センスの塊・吉川尚輝選手が怖いのは故障だけ/立浪和義コラム

 

一番として好調維持


少しヒッチする吉川尚選手の新打法


 まだペントレースは始まったばかりですが、混戦模様のセ・リーグの中で戦力的に頭一つ抜けているのが、巨人です。

 今回は、その中で「一番・セカンド」を担う、プロ3年目の吉川尚輝選手について書いてみたいと思います。

 大学時代は中日に入った京田陽太選手と並び称された遊撃手ですが、巨人には坂本勇人選手がいますのでセカンドに回りました。1年目は体調不良で出遅れ、一軍は終盤に出ただけながら、坂本勇選手が「広島菊池涼介のような雰囲気がある」と言っていたことがあります。吉川尚選手は菊池選手の中京学院大の後輩ですが、名手・菊池選手のような動き、打球勘があるという評価でした。

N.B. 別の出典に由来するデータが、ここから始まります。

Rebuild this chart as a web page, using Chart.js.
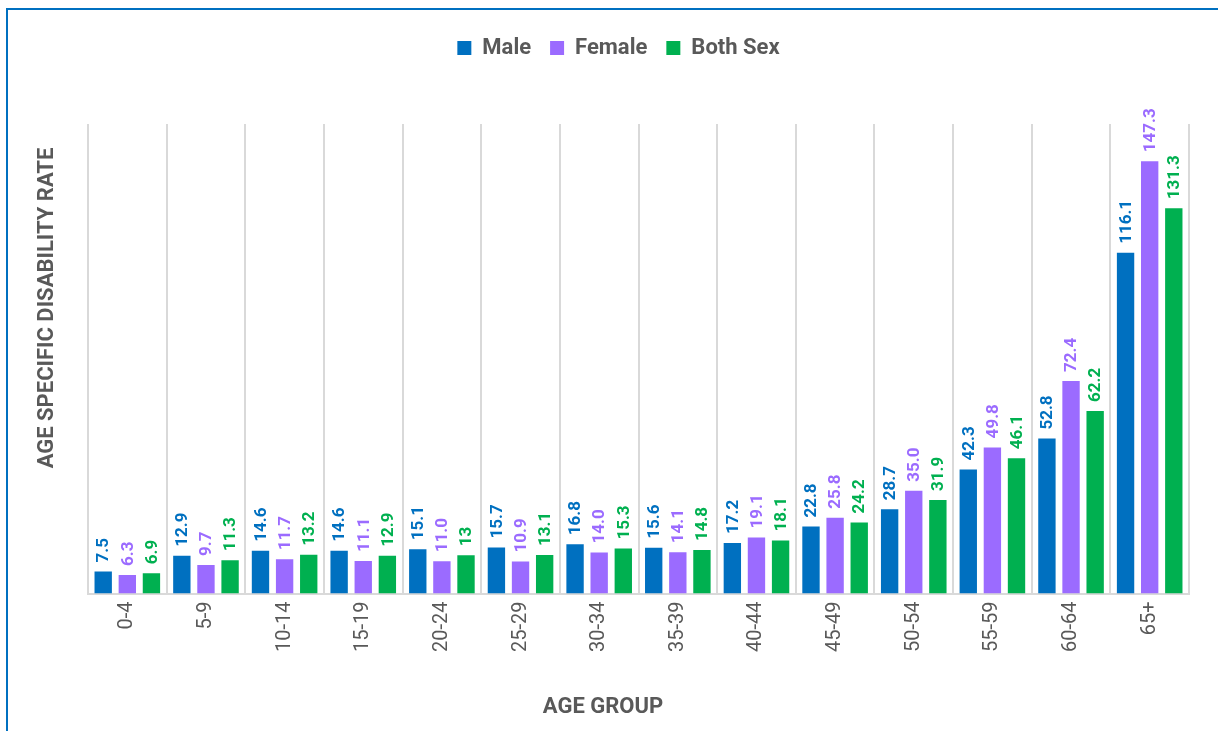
<!DOCTYPE html>
<html>
<head>
<meta charset="utf-8">
<script src="https://cdn.jsdelivr.net/npm/chart.js@4"></script>
<style>
  body { margin: 0; background: #fff; }
  #wrap { position: relative; width: 1218px; height: 731px; }
  #frame { position: absolute; left: 6px; top: 8px; right: -10px; bottom: -10px; border-left: 2px solid #0070C0; border-top: 2px solid #0070C0; }
  canvas { position: absolute; left: 0; top: 0; }
</style>
</head>
<body>
<div id="wrap">
  <div id="frame"></div>
  <canvas id="myChart" width="1218" height="731"></canvas>
</div>
<script>
// Age groups on the x axis
const ageGroups = ['0-4', '5-9', '10-14', '15-19', '20-24', '25-29', '30-34', '35-39', '40-44', '45-49', '50-54', '55-59', '60-64', '65+'];

// Rates (kept as text so the labels show as printed)
const male = ['7.5', '12.9', '14.6', '14.6', '15.1', '15.7', '16.8', '15.6', '17.2', '22.8', '28.7', '42.3', '52.8', '116.1'];
const female = ['6.3', '9.7', '11.7', '11.1', '11.0', '10.9', '14.0', '14.1', '19.1', '25.8', '35.0', '49.8', '72.4', '147.3'];
const bothSex = ['6.9', '11.3', '13.2', '12.9', '13', '13.1', '15.3', '14.8', '18.1', '24.2', '31.9', '46.1', '62.2', '131.3'];

const textGrey = '#595959';
const font = 'Roboto';

// Draws the rotated value above each bar
const valueLabels = {
  id: 'valueLabels',
  afterDatasetsDraw(chart) {
    const c = chart.ctx;
    chart.data.datasets.forEach((ds, i) => {
      chart.getDatasetMeta(i).data.forEach((bar, j) => {
        c.save();
        c.translate(bar.x, bar.y - 9);
        c.rotate(-Math.PI / 2);
        c.font = 'bold 17px ' + font;
        c.fillStyle = ds.backgroundColor;
        c.textAlign = 'left';
        c.textBaseline = 'middle';
        c.fillText(ds.data[j], 0, 1);
        c.restore();
      });
    });
  }
};

// Leave room under the legend and nudge it left, like the original
const legendGap = {
  id: 'legendGap',
  beforeInit(chart) {
    const fit = chart.legend.fit;
    chart.legend.fit = function () {
      fit.call(this);
      this.height += 55;
    };
  },
  afterLayout(chart) {
    chart.legend.left -= 20;
    chart.legend.right -= 20;
  }
};

// Axis titles, centred on the whole chart like the original
const axisTitles = {
  id: 'axisTitles',
  afterDraw(chart) {
    const c = chart.ctx;
    c.save();
    c.font = 'bold 22px ' + font;
    c.fillStyle = textGrey;
    c.textAlign = 'center';
    c.textBaseline = 'middle';
    c.fillText('AGE GROUP', 603, 707);
    c.translate(47, 308);
    c.rotate(-Math.PI / 2);
    c.fillText('AGE SPECIFIC DISABILITY RATE', 0, 0);
    c.restore();
  }
};

const ctx = document.getElementById('myChart').getContext('2d');
const myChart = new Chart(ctx, {
  type: 'bar',
  data: {
    labels: ageGroups,
    datasets: [
      { label: 'Male', data: male, backgroundColor: '#0070C0' },
      { label: 'Female', data: female, backgroundColor: '#9B6BFF' },
      { label: 'Both Sex', data: bothSex, backgroundColor: '#00B050' }
    ]
  },
  options: {
    responsive: false,
    animation: false,
    barPercentage: 0.72,
    categoryPercentage: 0.92,
    layout: { padding: { left: 88, right: 29, top: 18, bottom: 71 } },
    plugins: {
      legend: {
        position: 'top',
        labels: {
          boxWidth: 14,
          boxHeight: 14,
          padding: 19,
          color: textGrey,
          font: { family: font, size: 22, weight: 'bold' }
        }
      },
      tooltip: { enabled: false }
    },
    scales: {
      x: {
        grid: { color: '#d9d9d9', lineWidth: 2, drawTicks: false },
        border: { color: '#d9d9d9', width: 2 },
        ticks: {
          color: textGrey,
          minRotation: 90,
          maxRotation: 90,
          padding: 8,
          font: { family: font, size: 20 }
        }
      },
      y: {
        display: false,
        min: 0,
        max: 160
      }
    }
  },
  plugins: [valueLabels, legendGap, axisTitles]
});
</script>
</body>
</html>
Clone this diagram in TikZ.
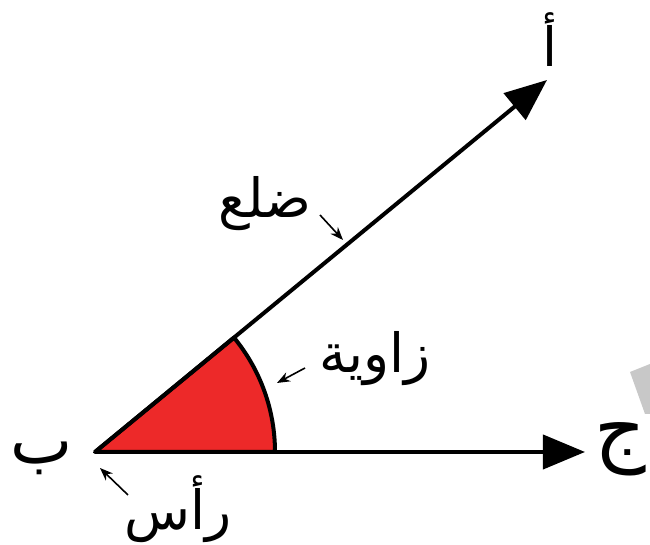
\documentclass[tikz,border=0pt]{standalone}
\usepackage{fontspec}
\newfontfamily\arabicfont[Script=Arabic]{DejaVu Sans}
\TeXXeTstate=1
\usetikzlibrary{arrows.meta}
\definecolor{sectorred}{RGB}{237,41,41}
\definecolor{scangray}{RGB}{200,200,200}
\begin{document}
\begin{tikzpicture}[x=0.5pt,y=0.5pt,
  ray/.style={line width=2pt, -{Triangle[length=21pt,width=17pt]}},
  lbl/.style={font=\arabicfont\fontsize{27}{31}\selectfont, inner sep=0pt},
  pointer/.style={line width=0.8pt, -{Stealth[length=6.5pt,width=5pt]}},
]
\useasboundingbox (0,0) rectangle (650,545);
\coordinate (B) at (95,93);
\coordinate (A) at (547,465);
\coordinate (C) at (585,93);
\fill[scangray] (630,173) -- (650,181) -- (650,131) -- (645,131) -- cycle;
\filldraw[fill=sectorred, line width=2pt, line join=round]
  (B) -- ++(180,0) arc[start angle=0, end angle=39.45, radius=180] -- cycle;
\draw[ray] (B) -- (A);
\draw[ray] (B) -- (C);
\node[lbl] (la) at (550,505) {\beginR أ\endR};
\node[lbl, font=\arabicfont\fontsize{33}{37}\selectfont] (lb) at (42,87) {\beginR ب\endR};
\node[lbl, font=\arabicfont\fontsize{40}{44}\selectfont] (lc) at (620,96) {\beginR ج\endR};
\node[lbl] (side) at (265,341) {\beginR ضلع\endR};
\node[lbl] (angle) at (375,186) {\beginR زاوية\endR};
\node[lbl] (vertex) at (178,36) {\beginR رأس\endR};
\coordinate (sideS) at (320,330);
\coordinate (sideE) at (343,305);
\coordinate (angS) at (305,177);
\coordinate (angE) at (277,162);
\coordinate (vtxS) at (128,50);
\coordinate (vtxE) at (100,77);
\draw[pointer] (sideS) -- (sideE);
\draw[pointer] (angS) -- (angE);
\draw[pointer] (vtxS) -- (vtxE);
\end{tikzpicture}
\end{document}
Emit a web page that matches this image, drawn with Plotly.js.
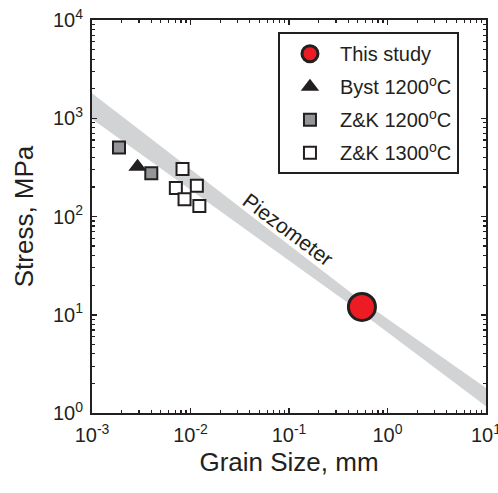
<!DOCTYPE html>
<html>
<head>
<meta charset="utf-8">
<script src="https://cdn.plot.ly/plotly-3.0.1.min.js"></script>
<style>html,body{margin:0;padding:0;background:#fff;}#chart{width:498px;height:493px;}</style>
</head>
<body>
<div id="chart"></div>
<script>
// Data
const thisStudyX = [0.55];
const thisStudyY = [12];

const bystX = [0.0029];
const bystY = [320];

const zk1200X = [0.00188, 0.0040];
const zk1200Y = [505, 275];

const zk1300X = [0.0083, 0.0071, 0.0116, 0.0087, 0.0123];
const zk1300Y = [305, 195, 205, 150, 128];

// Piezometer band (upper and lower bounds)
const bandX = [0.001, 0.5, 10];
const bandUpper = [1800, 14.8, 1.8];
const bandLower = [985, 11.2, 1.17];

const xTickVals = [0.001, 0.01, 0.1, 1, 10];
const xTickText = ['10<sup>-3</sup>', '10<sup>-2</sup>', '10<sup>-1</sup>', '10<sup>0</sup>', '10<sup>1</sup>'];
const yTickVals = [1, 10, 100, 1000, 10000];
const yTickText = ['10<sup>0</sup>', '10<sup>1</sup>', '10<sup>2</sup>', '10<sup>3</sup>', '10<sup>4</sup>'];

const ink = '#231f20';

function minorTicks(decades) {
  const out = [];
  for (let i = 0; i < decades.length - 1; i++) {
    for (let m = 2; m <= 9; m++) out.push(decades[i] * m);
  }
  return out;
}

const bandPolyX = bandX.concat(bandX.slice().reverse());
const bandPolyY = bandUpper.concat(bandLower.slice().reverse());

const traces = [
  {x: bandPolyX, y: bandPolyY, type: 'scatter', mode: 'lines', fill: 'toself',
   fillcolor: '#d1d3d4', line: {width: 0, color: '#d1d3d4'}, showlegend: false, hoverinfo: 'skip'},
  {x: zk1200X, y: zk1200Y, type: 'scatter', mode: 'markers', name: 'Z&K 1200<sup>o</sup>C',
   legendrank: 3, legendgroup: 'c',
   marker: {symbol: 'square', size: 12, color: '#939598', line: {color: ink, width: 2}}},
  {x: bystX, y: bystY, type: 'scatter', mode: 'markers', name: 'Byst 1200<sup>o</sup>C',
   legendrank: 2, legendgroup: 'b',
   marker: {symbol: 'triangle-up', size: 16, color: ink, line: {color: ink, width: 0}}},
  {x: zk1300X, y: zk1300Y, type: 'scatter', mode: 'markers', name: 'Z&K 1300<sup>o</sup>C',
   legendrank: 4, legendgroup: 'd',
   marker: {symbol: 'square', size: 12, color: '#ffffff', line: {color: ink, width: 2}}},
  {x: thisStudyX, y: thisStudyY, type: 'scatter', mode: 'markers', name: 'This study',
   legendrank: 1, legendgroup: 'a',
   marker: {symbol: 'circle', size: 27, color: '#ed1c24', line: {color: ink, width: 3}}}
];

const axisCommon = {
  type: 'log', showgrid: false, zeroline: false, showline: true, linecolor: ink, linewidth: 2,
  mirror: 'allticks', ticks: 'inside', ticklen: 5, tickwidth: 1.5, tickcolor: ink,
  tickfont: {family: 'Liberation Sans, Arial, sans-serif', size: 20, color: ink},
  tickmode: 'array', ticklabeloverflow: 'allow'
};

const layout = {
  width: 498, height: 493,
  margin: {l: 92, r: 12, t: 20, b: 80},
  paper_bgcolor: '#fff', plot_bgcolor: '#fff',
  font: {family: 'Liberation Sans, Arial, sans-serif', color: ink},
  xaxis: Object.assign({}, axisCommon, {
    range: [-3, 1], tickvals: xTickVals, ticktext: xTickText, ticklabelstandoff: 3,
    minor: {tickmode: 'array', tickvals: minorTicks(xTickVals), ticks: 'inside', ticklen: 3, tickwidth: 1.2, tickcolor: ink, showgrid: false},
    title: {text: 'Grain Size, mm', font: {size: 26, color: ink}, standoff: 8}
  }),
  yaxis: Object.assign({}, axisCommon, {
    range: [0, 4], tickvals: yTickVals, ticktext: yTickText, ticklabelstandoff: 3,
    minor: {tickmode: 'array', tickvals: minorTicks(yTickVals), ticks: 'inside', ticklen: 3, tickwidth: 1.2, tickcolor: ink, showgrid: false},
    title: {text: 'Stress, MPa', font: {size: 26, color: ink}, standoff: 12}
  }),
  legend: {
    x: 0.472, y: 0.969, xanchor: 'left', yanchor: 'top',
    bordercolor: ink, borderwidth: 2, bgcolor: '#fff',
    font: {size: 20, color: ink}, tracegroupgap: 4, itemsizing: 'trace', itemwidth: 50
  },
  annotations: [{
    x: Math.log10(0.098), y: Math.log10(74), xref: 'x', yref: 'y',
    text: 'Piezometer', showarrow: false, textangle: 36.7,
    font: {size: 21, color: ink}
  }]
};

Plotly.newPlot('chart', traces, layout, {displayModeBar: false, staticPlot: true});
</script>
</body>
</html>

 私も吉川尚選手の守備に大きな魅力を感じています。一歩目の速さ、グラブさばき、身のこなし、すべてが素晴らしいと思います。ショートの坂本勇選手とも息が合ったプレーを見せていますね。

 打線では、原辰徳監督は今季、吉川尚選手を「一番」に抜てき。期待に応え、一時期、リーグの打率首位にも立ち、4月10日現在でも.390のハイアベレージを残しています。

 巨人は、広島で三番を打っていた丸佳浩が入ったことで、坂本選手と丸選手をどの打順に置くかが話題となり、結果的には二番・坂本、三番・丸になりました。原監督は「三番が2人いるイメージ」と話していましたが、それだけ一番・吉川尚選手の役割が重要になるのではないでしょうか。実際の試合を見ていても感じますが、吉川尚選手の出塁いかんで得点力に大きな差が出ます。

タイミングの取り方もいい


 バッティングの技術面に関しては、今年からヒッチする動きを取り入れ、タイミングの取り方がスムーズになり、ためもできています。前も書きましたが、下げて上げては自然な動きなので、グリップが下がった状態で振りにいっていない限り、ヒッチは問題ないと思います。おそらく、広島から移籍の丸選手の影響があるのでしょうが、新しいフォームをすんなり自分のものにしてしまうあたりにもセンスを感じますね。

 あと怖いのはケガだけです。18年も開幕からスタメンで起用され、バッティングもまずまずの結果を出しながら、8月にヘッドスライディングで左手を骨折。もったいないと思いましたし、本人が一番悔しい思いをしたはずです。細身ですし、アグレッシブな動きが身上ですから、ちょっとしたことがケガにつながります。なかなか本人からは言い出しにくいと思いますが、疲れがたまったときは休みながらでもいいと思います。今年に関しては、まずは1年間戦い抜くことが大切になってくるでしょう(現在、腰痛のため二軍調整中)。